Не только образ прекрасной барышни из ефремовской деревни засел в этой душе и за время разлуки превратился в иллюзорный образ небесного создания, ничего общего не имеющий с конкретной девушкой, чтобы потом потерять небесное сияние и видоизмениться в образ обманщицы. Мимолетная встреча, созерцание луны на балконе барского дома превратились едва ли не в сцену признания в любви, которую он считал обоюдной и – с первого взгляда. И он совершенно не понимал, что это был всего лишь вечер на балконе и любование луной. И барышня получила бы ровно столько же удовольствия, если бы вместо Мишеля рядом с нею сидел кот. Усиленное чтение «программных авторов» только закрепило иллюзию: для него встреча стала роковой, наблюдение луны – свиданием, просьба поправить шаль – ласками, отъезд в Москву – трагической разлукой, а все выше описанное – романтической любовью до гроба. Он же совсем еще не знал жизни и был обычным мальчиком, которому очень хотелось, чтобы у него было «прошлое».

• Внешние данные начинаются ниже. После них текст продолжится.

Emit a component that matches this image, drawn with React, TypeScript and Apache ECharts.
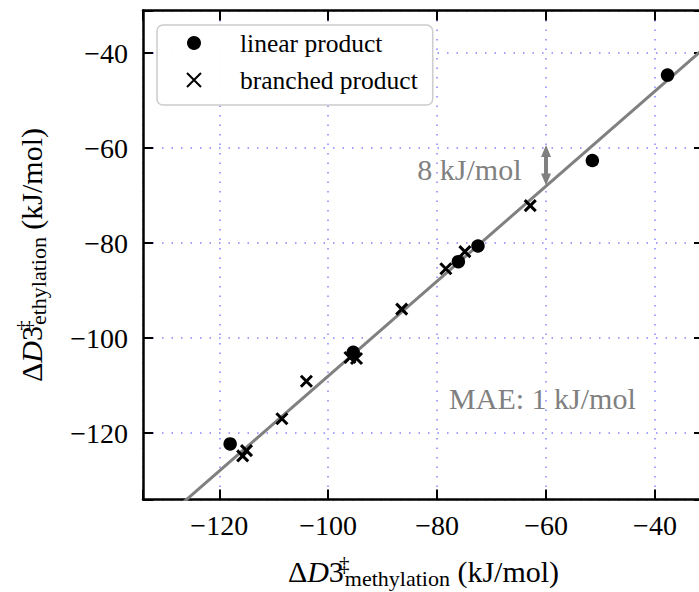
import React, { useEffect, useRef } from 'react';
import * as echarts from 'echarts';

// ---- data ----
const linearX = [-37.7, -51.5, -72.5, -76.1, -95.4, -118.0];
const linearY = [-44.6, -62.6, -80.6, -83.9, -103.0, -122.3];
const branchedX = [-62.9, -74.9, -78.4, -86.5, -96.0, -94.8, -104.0, -108.5, -115.0, -115.7];
const branchedY = [-72.1, -81.8, -85.4, -93.9, -104.1, -104.3, -109.1, -117.0, -123.7, -124.8];
const fitX = [-140, -20];
const fitY = [-148, -28];
const axisMin = -134;
const axisMax = -31;
const tickStep = 20;
const arrowX = -60;
const arrowY = [-60.6, -66.6];
const gapLabel = '8 kJ/mol';
const gapLabelAt = [-64.5, -64.4];
const maeLabel = 'MAE: 1 kJ/mol';
const maeLabelAt = [-77.8, -112.8];
const seriesNames = ['linear product', 'branched product'];

const FONT = "'Liberation Serif', 'Times New Roman', serif";
const GRAY = '#808080';
const GRID_COLOR = 'rgba(90,90,255,0.75)';

const zip = (xs: number[], ys: number[]) => xs.map((x, i) => [x, ys[i]]);

const tickFmt = (v: number) =>
  Math.abs(v / tickStep - Math.round(v / tickStep)) < 1e-6 ? String(v).replace('-', '\u2212') : '';

const nameRich = {
  a: { fontFamily: FONT, fontSize: 30, lineHeight: 36, color: '#000' },
  i: { fontFamily: FONT, fontSize: 30, lineHeight: 36, color: '#000', fontStyle: 'italic' },
  sup: { fontFamily: FONT, fontSize: 21, lineHeight: 22, verticalAlign: 'top', width: 1, color: '#000' },
  sub: { fontFamily: FONT, fontSize: 22, lineHeight: 16, verticalAlign: 'bottom', color: '#000' },
};

const axisCommon = {
  type: 'value' as const,
  min: axisMin,
  max: axisMax,
  splitNumber: 5,
  axisLine: { show: true, onZero: false, lineStyle: { color: '#000', width: 2.5 } },
  axisTick: { show: true, inside: true, length: 10, lineStyle: { color: '#000', width: 2 } },
};

export default function App() {
  const ref = useRef<HTMLDivElement>(null);
  useEffect(() => {
    if (!ref.current) return;
    const chart = echarts.init(ref.current, undefined, { renderer: 'svg' });
    const option: any = {
      animation: false,
      backgroundColor: '#fff',
      grid: {
        left: 143,
        top: 10.5,
        width: 561,
        height: 489,
        containLabel: false,
        outerBoundsMode: 'none',
      },
      legend: {
        data: seriesNames,
        orient: 'vertical',
        left: 157,
        top: 25,
        itemWidth: 14,
        itemHeight: 14,
        itemGap: 11,
        padding: [5, 15, 12, 29],
        backgroundColor: 'rgba(255,255,255,0.95)',
        borderColor: '#cccccc',
        borderWidth: 1.5,
        borderRadius: 6,
        textStyle: { fontFamily: FONT, fontSize: 25.5, lineHeight: 26, color: '#000', padding: [0, 0, 0, 34] },
      },
      xAxis: [
        {
          ...axisCommon,
          position: 'bottom',
          name: '{a|Δ}{i|D}{a|3}{sup|‡}{sub|methylation}{a| (kJ/mol)}',
          nameLocation: 'middle',
          nameGap: 54,
          nameTextStyle: { fontFamily: FONT, fontSize: 30, color: '#000', rich: nameRich },
          axisLabel: { fontFamily: FONT, fontSize: 28, color: '#000', margin: 12, formatter: tickFmt },
          splitLine: { show: true, lineStyle: { color: GRID_COLOR, width: 1.5, type: [1.5, 8] } },
        },
        {
          ...axisCommon,
          position: 'top',
          axisLabel: { show: false },
          splitLine: { show: false },
        },
      ],
      yAxis: [
        {
          ...axisCommon,
          position: 'left',
          name: '{a|Δ}{i|D}{a|3}{sup|‡}{sub|ethylation}{a| (kJ/mol)}',
          nameLocation: 'middle',
          nameRotate: 90,
          nameGap: 94,
          nameTextStyle: { fontFamily: FONT, fontSize: 30, color: '#000', rich: nameRich },
          axisLabel: { fontFamily: FONT, fontSize: 28, color: '#000', margin: 15, formatter: tickFmt },
          splitLine: { show: true, lineStyle: { color: GRID_COLOR, width: 1.5, type: [1.5, 8] } },
        },
        {
          ...axisCommon,
          position: 'right',
          axisLabel: { show: false },
          splitLine: { show: false },
        },
      ],
      series: [
        {
          name: 'fit',
          type: 'line',
          data: zip(fitX, fitY),
          showSymbol: false,
          symbol: 'none',
          clip: true,
          silent: true,
          z: 1,
          lineStyle: { color: GRAY, width: 3 },
          markLine: {
            silent: true,
            symbol: ['triangle', 'triangle'],
            symbolSize: [10, 12],
            label: { show: false },
            lineStyle: { color: GRAY, width: 4, type: 'solid' },
            itemStyle: { color: GRAY },
            data: [[{ coord: [arrowX, arrowY[0]] }, { coord: [arrowX, arrowY[1]] }]],
          },
        },
        {
          name: seriesNames[0],
          type: 'scatter',
          data: zip(linearX, linearY),
          symbol: 'circle',
          symbolSize: 13.5,
          z: 3,
          itemStyle: { color: '#000', opacity: 1 },
        },
        {
          name: seriesNames[1],
          type: 'scatter',
          data: zip(branchedX, branchedY),
          symbol: 'path://M0,0L11,11M11,0L0,11',
          symbolSize: 11,
          z: 3,
          itemStyle: { color: '#000', borderColor: '#000', borderWidth: 3, opacity: 1 },
        },
      ],
    };
    chart.setOption(option);
    const p1 = chart.convertToPixel({ gridIndex: 0 }, gapLabelAt) as number[];
    const p2 = chart.convertToPixel({ gridIndex: 0 }, maeLabelAt) as number[];
    chart.setOption({
      graphic: [
        {
          type: 'text',
          x: p1[0],
          y: p1[1],
          z: 10,
          style: { text: gapLabel, fill: GRAY, font: `30px ${FONT}`, align: 'right', verticalAlign: 'middle' },
        },
        {
          type: 'text',
          x: p2[0],
          y: p2[1],
          z: 10,
          style: { text: maeLabel, fill: GRAY, font: `30px ${FONT}`, align: 'left', verticalAlign: 'middle' },
        },
      ],
    });
    return () => chart.dispose();
  }, []);
  return (
    <div
      ref={ref}
      style={{ position: 'fixed', left: 0, top: 0, width: 699, height: 592, background: '#fff' }}
    />
  );
}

Прошлое – было, но связанное не с любовью (точнее, не с тем, что он принимал за любовь), а с тяжелым прошлым его родителей. После отъезда сына Юрий Петрович решил, что в Москве он сможет его навещать и так хоть немного восстановит свои права, отобранные Елизаветой Алексеевной. Зимой 1828 года он приехал в Москву вместе с сестрами. И сделал попытки сблизиться с Мишелем. Понятно, как на это отреагировала бабушка. Она готова была Юрия Петровича загрызть и видела в этом сближении лишь далеко идущие планы «худого человека» – отобрать Мишу. И хотя имелось завещание, и отобрать Мишу без вреда для благосостояния сына Юрий Петрович не мог, она подозревала, что – мог бы. Миша любил обоих, и распря, которая моментами прорывалась во всей мерзости, ранила его и представлялась предательским ударом клинка в самое сердце. Арсеньева могла, конечно, не допускать Юрия Петровича и держать его на расстоянии, но дело в том, что и он был ей нужен. Хотя Мишеля взяли в пансион с одной только выпиской о рождении из консистории, в университет – следующий этап запланированного образования – его не могли бы взять без документов, подтверждающих дворянское происхождение. И представить эти документы должна была не она, Арсеньева, урожденная Столыпина, мать Марии Михайловны Арсеньевой, а муж Марии Михайловны, Юрий Петрович Лермонтов. Миша носил его фамилию. Дворянская принадлежность определялась по отцу. С документами Марии Михайловны все было в порядке. Документов Юрия Петровича просто не существовало. Он был настолько беспечен, что их… потерял.